FOLD_TREE EDGE 71 1 -1 EDGE 71 76 -1 EDGE 71 146 1 EDGE 146 77 -1 EDGE 146 152 -1

-> as before, this is a protein egde (-1), protein edge (-1), jump edge (1), protein edge (-1), protein edge (-1)

You can see that now there are multiple EDGEs. Chain A is now defined by two edges: the first one goes through from residue 71 all the way back to N-terminal of chain A and the second one goes from residue 71 to C-terminal of chain A. The JUMP is now from 71 to 146, the two parents. And chain B is also defined by two edges.
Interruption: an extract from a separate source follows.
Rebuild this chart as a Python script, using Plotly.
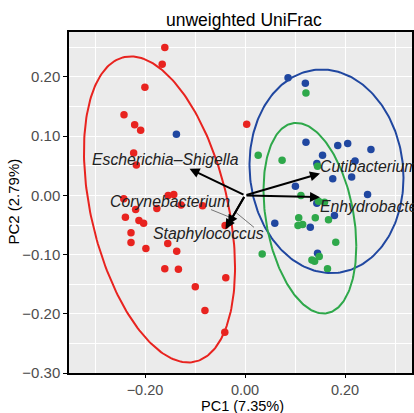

The scheme below shows how the two fold tree differ:

The dashed red lines show the jumps and the arrows show the direction of each edge.

Now, let's run again, but this time with the new fold tree we just defined:

$> ../../../main/source/bin/rosetta_scripts.default.linuxgccrelease -s inputs/ubq_dimer.pdb -parser:protocol inputs/ubq_relax2.xml -out:prefix test2_

Take a look at the test2_ubq_dimer_0001.pdb output and compare it with the original one. You can see that the drastic movements of chain B due C-terminal relaxation of chain A is now diminished.

The original structure is in grey and the test2 structure is shown in cyan.

Final Points

Now you know what a fold tree is and how it is used to control the movements in your structure and how to control it. You can use fold tree to also mention how different chains in a structure are supposed to move with respect to each other. For example, if your chain C is between chain A and B in a complex and its movements should affect chain B, you can use a fold tree that places chain C downstream of chain B. The same principles apply for any chains, including a ligand or a metal. So, you can control the behavior of their movements by applying different fold trees. If you are interested in fold tree set up for a symmetric pose, please check here. Please note that a fold tree must contain NO CYCLES. In other words, you cannot define a residue both as upstream and downstream of other set of residues.